Park access by county type in the largest metro areas, 2015

However, job-dense metro areas do not display the same consistency. As a recent Brookings report has shown, job concentration is increasing, especially in large metro areas, where there are nearly 26,000 jobs per square mile, up 30% since the early 2000s. Job-dense metro areas such as San Francisco (54,375 jobs per square mile), Chicago (42,428 jobs), and Seattle (35,122 jobs) all have high shares of residents with park access (over 70% each), but the same isn’t true in other job-dense metro areas such as Pittsburgh (46%) and New Haven, Conn. (48%). Generally, there is a positive relationship between job density and park access, but the scatterplot below displays some of this variability across the country.
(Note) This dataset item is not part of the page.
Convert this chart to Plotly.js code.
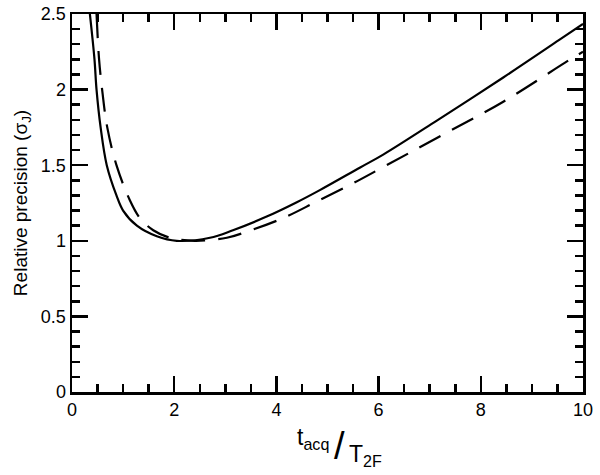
<!DOCTYPE html>
<html>
<head>
<meta charset="utf-8">
<script src="https://cdn.plot.ly/plotly-3.0.1.min.js"></script>
<style>html,body{margin:0;padding:0;background:#fff}</style>
</head>
<body>
<div id="chart" style="width:600px;height:475px"></div>
<script>
// values
const solidX = [0.35, 0.44, 0.48, 0.56, 0.68, 0.87, 1.0, 1.27, 1.66, 2.05, 2.7, 3.15, 3.81, 4.4, 4.85, 5.64, 6.09, 7.14, 8.44, 9.52, 10];
const solidY = [2.5, 2.2, 2.0, 1.75, 1.5, 1.3, 1.2, 1.1, 1.03, 1.0, 1.02, 1.07, 1.16, 1.255, 1.335, 1.485, 1.57, 1.795, 2.08, 2.325, 2.435];

const dashX = [0.48, 0.53, 0.6, 0.69, 0.87, 1.13, 1.33, 1.59, 1.92, 2.4, 3.03, 3.42, 4.13, 4.79, 5.47, 6.13, 7.14, 8.44, 9.75, 10];
const dashY = [2.5, 2.2, 1.97, 1.75, 1.5, 1.27, 1.15, 1.07, 1.02, 1.0, 1.02, 1.06, 1.15, 1.26, 1.375, 1.495, 1.68, 1.92, 2.2, 2.25];

const fontFamily = 'Liberation Sans, Arial, Helvetica, sans-serif';

const axisStyle = {
    showline: true,
    linewidth: 2.5,
    linecolor: '#000',
    mirror: 'ticks',
    ticks: 'inside',
    ticklen: 16,
    tickwidth: 2.5,
    tickcolor: '#000',
    showgrid: false,
    zeroline: false,
    tickfont: { family: fontFamily, size: 18, color: '#000' }
};

const data = [{
    type: 'scatter',
    mode: 'lines',
    x: solidX,
    y: solidY,
    line: { color: '#000', width: 2.2, shape: 'spline', smoothing: 1 },
    showlegend: false
}, {
    type: 'scatter',
    mode: 'lines',
    x: dashX,
    y: dashY,
    line: { color: '#000', width: 2.2, dash: '24px,13px', shape: 'spline', smoothing: 1 },
    showlegend: false
}];

const layout = {
    width: 600,
    height: 475,
    margin: { l: 72, r: 17, t: 14, b: 83 },
    paper_bgcolor: '#fff',
    plot_bgcolor: '#fff',
    xaxis: {
        ...axisStyle,
        range: [0, 10],
        tick0: 0,
        dtick: 2,
        minor: { dtick: 0.5, ticks: 'inside', ticklen: 8, tickwidth: 2.5, tickcolor: '#000' }
    },
    yaxis: {
        ...axisStyle,
        range: [0, 2.5],
        tick0: 0,
        dtick: 0.5,
        minor: { dtick: 0.1, ticks: 'inside', ticklen: 8, tickwidth: 2.5, tickcolor: '#000' },
        title: {
            text: 'Relative precision (σ<sub>J</sub>)',
            font: { family: fontFamily, size: 19, color: '#000' },
            standoff: 8
        }
    },
    // x title drawn in three pieces: t_acq / T_2F
    annotations: [{
        xref: 'paper', yref: 'paper',
        x: 0.507, y: -0.122,
        xanchor: 'right', yanchor: 'middle',
        text: 't<sub>acq</sub>',
        showarrow: false,
        font: { family: fontFamily, size: 23, color: '#000' }
    }, {
        xref: 'paper', yref: 'paper',
        x: 0.5235, y: -0.143,
        xanchor: 'center', yanchor: 'middle',
        text: '/',
        showarrow: false,
        font: { family: fontFamily, size: 38, color: '#000' }
    }, {
        xref: 'paper', yref: 'paper',
        x: 0.538, y: -0.167,
        xanchor: 'left', yanchor: 'middle',
        text: 'T<sub>2F</sub>',
        showarrow: false,
        font: { family: fontFamily, size: 23, color: '#000' }
    }]
};

Plotly.newPlot('chart', data, layout, { displayModeBar: false, staticPlot: true });
</script>
</body>
</html>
Park access and job density by metro area, 2015

Another potential trend: regions with lower park access tend to have higher poverty rates. Nearly 14% of residents in the 100 largest metro areas live in poverty, and many live far away from parks and remain disconnected from opportunity. In fact, the 10 metro areas with the lowest park access all have above-average poverty rates. McAllen, Texas has both the lowest park access (11%) and highest poverty rate (32%), but several other metro areas don’t fare much better, including Greenville, S.C., Jackson, Miss., and Scranton, Pa. Still, there can be variability depending on the particular market, as demonstrated below.

Park access and poverty rates by metro area, 2015

These examples only scratch the surface of how park access varies nationally, but the findings highlight the urgency to understand park access at the metropolitan scale. With suburbs once again growing faster than their city peers, and suburbs hosting the majority of people living in poverty, limited park access along the metropolitan fringe is a genuine barrier to household well-being for too many people. In response, metropolitan areas need regional plans to bring parks closer to all residents.

Fortunately, the shift toward placemaking principles offers a powerful solution. Increased walkability and urban connectivity, for instance, has jumpstarted planning efforts (and market demand) in dense, mixed-used neighborhoods. These kinds of neighborhoods tend to put residents in close proximity to parks. Moving forward, local planners and real estate developers can use placemaking principles to reduce spatial and economic barriers tied to park access.

Parks should represent a bridge—not a gap—in supporting great places for everyone.